We settled in and George began. To demonstrate the power of being a connected educator, George gave me a shout out --- whaaaaaatt????? That blew me away! He covered many of the quotes I've included below and I spent the day listening and reflecting and talking with a room full of people who share the same ideas and goals. Below are just a few of the quotes that had an impact on me while reading. If you've not read this book, maybe these quotes and my reflection on them might encourage you to pick it up. You won't regret it. And if you need someone to chat about it with, please don't hesitate to contact me (sarah@techyoucando.com or on Twitter @kiefersj). 

The Innovator's Mindset by George Couros

"Once you stop learning, you start dying."
~ Albert Einstein

The book starts out with this quote. WOW! It drew me in immediately and I think about this quote often. I always think back to college when my dad teased me that I was going to be a perpetual student. (I may have been changing my major for the 3 time ... ๐Ÿคฃ) Now I think back and say, "How did he know???" YES! I would absolutely consider myself a perpetual student. What a compliment! I can honestly say I learn something every day. Maybe it's something I planned to learn, other times it's things I need to learn to do my job, and still other times, it's something I didn't expect to learn.


"If you don't believe in your idea, why would anyone else?"
~ #InnovatorsMindset

This one really speaks to me on a personal level. I had been toying with the idea of blogging for a while. I made excuses. I found other things to do. I reasoned with myself that no one would read it ... after all, I wasn't a writer. Reading this quote really hit home. If I didn't believe in it, of course no one else would! So I decided to take the leap, and with continued support from my husband, I published my 1st entry on November 18, 2017. I set the goal to write once per week, and for the most part, I've been successful . . . And I've had a lot of positive feedback. (Thank you, George! I might not have started sharing out if not for this.)


"... innovation is not about changing everything, sometimes you only need 
to change one thing."
~ George Couros

This quote has meant a lot, not just to me, but for many of the teachers I work with. This allows us to be human. This encourages us to make change possible. All of us can identify ONE thing to adjust/change/modify/overhaul and follow through to make it happen. ONE thing. Take one step. The enemy to this thinking, most often, is ourselves. When I'd talk with teachers about what they wanted to try/do/add/modify, we'd talk about this quote. I reassure them they didn't need an overhaul. They should only look at ONE thing to change. I firmly believe, once that "ONE thing" happens, another one thing will happen, and then another, and so on.

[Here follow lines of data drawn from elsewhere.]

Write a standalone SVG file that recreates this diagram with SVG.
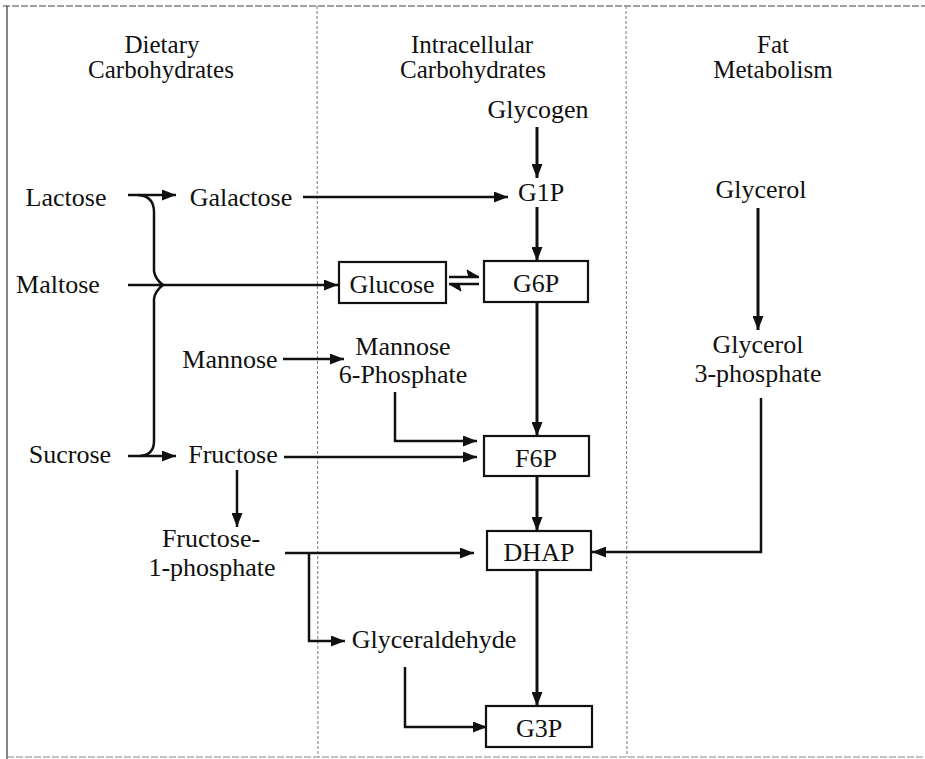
<svg xmlns="http://www.w3.org/2000/svg" width="925" height="759" viewBox="0 0 925 759">
<style>
text{font-family:"Liberation Serif","Times New Roman",serif;font-size:26px;fill:#111;text-anchor:middle}
.h{font-size:25px}
.box{fill:#fff;stroke:#111;stroke-width:2.2}
.c{fill:none;stroke:#111;stroke-width:2.5}
.t{fill:none;stroke:#111;stroke-width:3}
.frame{fill:none;stroke:#444;stroke-width:1.2;stroke-dasharray:7 2}
.div{fill:none;stroke:#777;stroke-width:1;stroke-dasharray:3 2}
</style>
<defs>
<marker id="ah" viewBox="0 0 14 11" markerWidth="14" markerHeight="11" refX="14" refY="5.5" orient="auto" markerUnits="userSpaceOnUse">
<path d="M0,0 L14,5.5 L0,11 z" fill="#111"/>
</marker>
</defs>
<rect width="925" height="759" fill="#fff"/>
<g id="frame">
<path class="frame" d="M3,6 L925,6"/>
<path class="frame" d="M7,6 L7,759" style="stroke-dasharray:none;stroke:#333"/>
<path class="frame" d="M7,757 L925,757" style="stroke:#888"/>
<path class="div" d="M317,6 L318,757"/>
<path class="div" d="M626,6 L627,757"/>
</g>
<g id="headers">
<text class="h" x="162" y="53">Dietary</text>
<text class="h" x="161" y="78">Carbohydrates</text>
<text class="h" x="472" y="53">Intracellular</text>
<text class="h" x="473" y="78">Carbohydrates</text>
<text class="h" x="773" y="53">Fat</text>
<text class="h" x="773" y="78">Metabolism</text>
</g>
<g id="connectors">
<path class="c" d="M128,195 L176,195" marker-end="url(#ah)"/>
<path class="c" d="M128,285 L338,285" marker-end="url(#ah)"/>
<path class="c" d="M128,456 L176,456" marker-end="url(#ah)"/>
<path class="c" d="M138,195 Q154,196 154,212 L154,271 Q155,279 163,285 Q155,291 154,299 L154,441 Q154,455 140,456"/>
<path class="c" d="M303,197 L508,197" marker-end="url(#ah)"/>
<path class="t" d="M537,127 L537,178" marker-end="url(#ah)"/>
<path class="t" d="M537,207 L537,261" marker-end="url(#ah)"/>
<path class="c" d="M449,277 L479,277"/>
<path d="M479,277 L467,270 L469,277 z" fill="#111" stroke="#111" stroke-width="1"/>
<path class="c" d="M449,284 L479,284"/>
<path d="M449,284 L461,291 L459,284 z" fill="#111" stroke="#111" stroke-width="1"/>
<path class="t" d="M537,302 L537,436" marker-end="url(#ah)"/>
<path class="c" d="M283,359 L344,359" marker-end="url(#ah)"/>
<path class="c" d="M395,392 L395,441 L477,441" marker-end="url(#ah)"/>
<path class="c" d="M284,457 L477,457" marker-end="url(#ah)"/>
<path class="t" d="M537,476 L537,531" marker-end="url(#ah)"/>
<path class="c" d="M237,470 L237,527" marker-end="url(#ah)"/>
<path class="c" d="M285,553 L474,553" marker-end="url(#ah)"/>
<path class="c" d="M309,553 L309,641 L345,641" marker-end="url(#ah)"/>
<path class="t" d="M537,570 L537,706" marker-end="url(#ah)"/>
<path class="c" d="M405,667 L405,727 L487,727" marker-end="url(#ah)"/>
<path class="t" d="M758,208 L758,330" marker-end="url(#ah)"/>
<path class="c" d="M761,398 L761,552 L592,552" marker-end="url(#ah)"/>
</g>
<g id="n-lactose"><text x="66" y="206">Lactose</text></g>
<g id="n-galactose"><text x="241" y="206">Galactose</text></g>
<g id="n-maltose"><text x="58" y="293">Maltose</text></g>
<g id="n-sucrose"><text x="70" y="463">Sucrose</text></g>
<g id="n-mannose"><text x="230" y="368">Mannose</text></g>
<g id="n-fructose"><text x="233" y="463">Fructose</text></g>
<g id="n-f1p"><text x="211" y="547">Fructose-</text><text x="212" y="576">1-phosphate</text></g>
<g id="n-glyceraldehyde"><text x="434" y="648">Glyceraldehyde</text></g>
<g id="n-glycogen"><text x="538" y="118">Glycogen</text></g>
<g id="n-g1p"><text x="541" y="201">G1P</text></g>
<g id="n-glucose"><rect class="box" x="339" y="262" width="107" height="41"/><text x="392" y="293">Glucose</text></g>
<g id="n-g6p"><rect class="box" x="484" y="261" width="104" height="41"/><text x="536" y="292">G6P</text></g>
<g id="n-m6p"><text x="403" y="355">Mannose</text><text x="403" y="383">6-Phosphate</text></g>
<g id="n-f6p"><rect class="box" x="484" y="436" width="105" height="40"/><text x="536" y="467">F6P</text></g>
<g id="n-dhap"><rect class="box" x="487" y="531" width="104" height="39"/><text x="539" y="561">DHAP</text></g>
<g id="n-g3p"><rect class="box" x="486" y="706" width="106" height="41"/><text x="539" y="737">G3P</text></g>
<g id="n-glycerol"><text x="761" y="198">Glycerol</text></g>
<g id="n-g3phos"><text x="758" y="353">Glycerol</text><text x="758" y="382">3-phosphate</text></g>
</svg>
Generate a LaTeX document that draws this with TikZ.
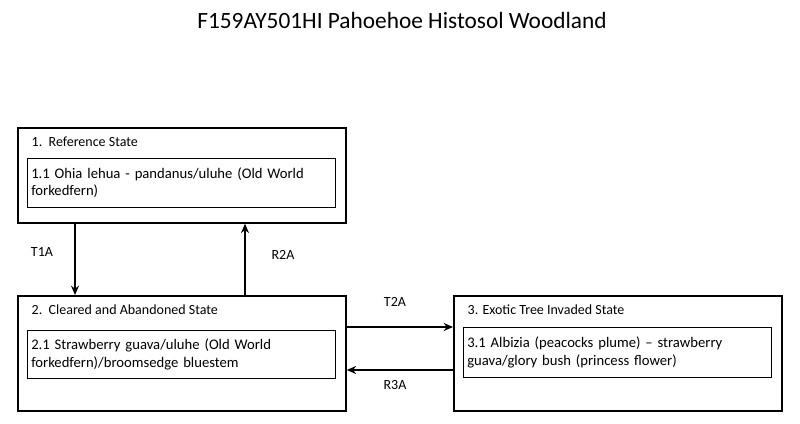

"... innovate inside the box."
~ George Couros

This final quote is one I talk about most often. Changing one thing allows us the grace to start. Innovating inside the box brings together the real world with the dream world, in a very realistic way. The way I explain this quote is to take all of the challenges we face and STILL DO SOMETHING to make learning work for our learners. We DO have limits with finances, personnel, state & curricular mandates, as well as time, and many more limits. All of these are limited. And 99% of the time, we can't do anything about these ... we have to exist within these. Wishing and hoping they change won't help. However, we don't have to allow them to be "game-over". We can exist within these and make wonderful things happen for our learners. That's where the challenge is - that's where the true beauty and joy will be found. 

Let's work together to flourish within the boundaries around us. Truthfully, isn't that what we want our students to do, too?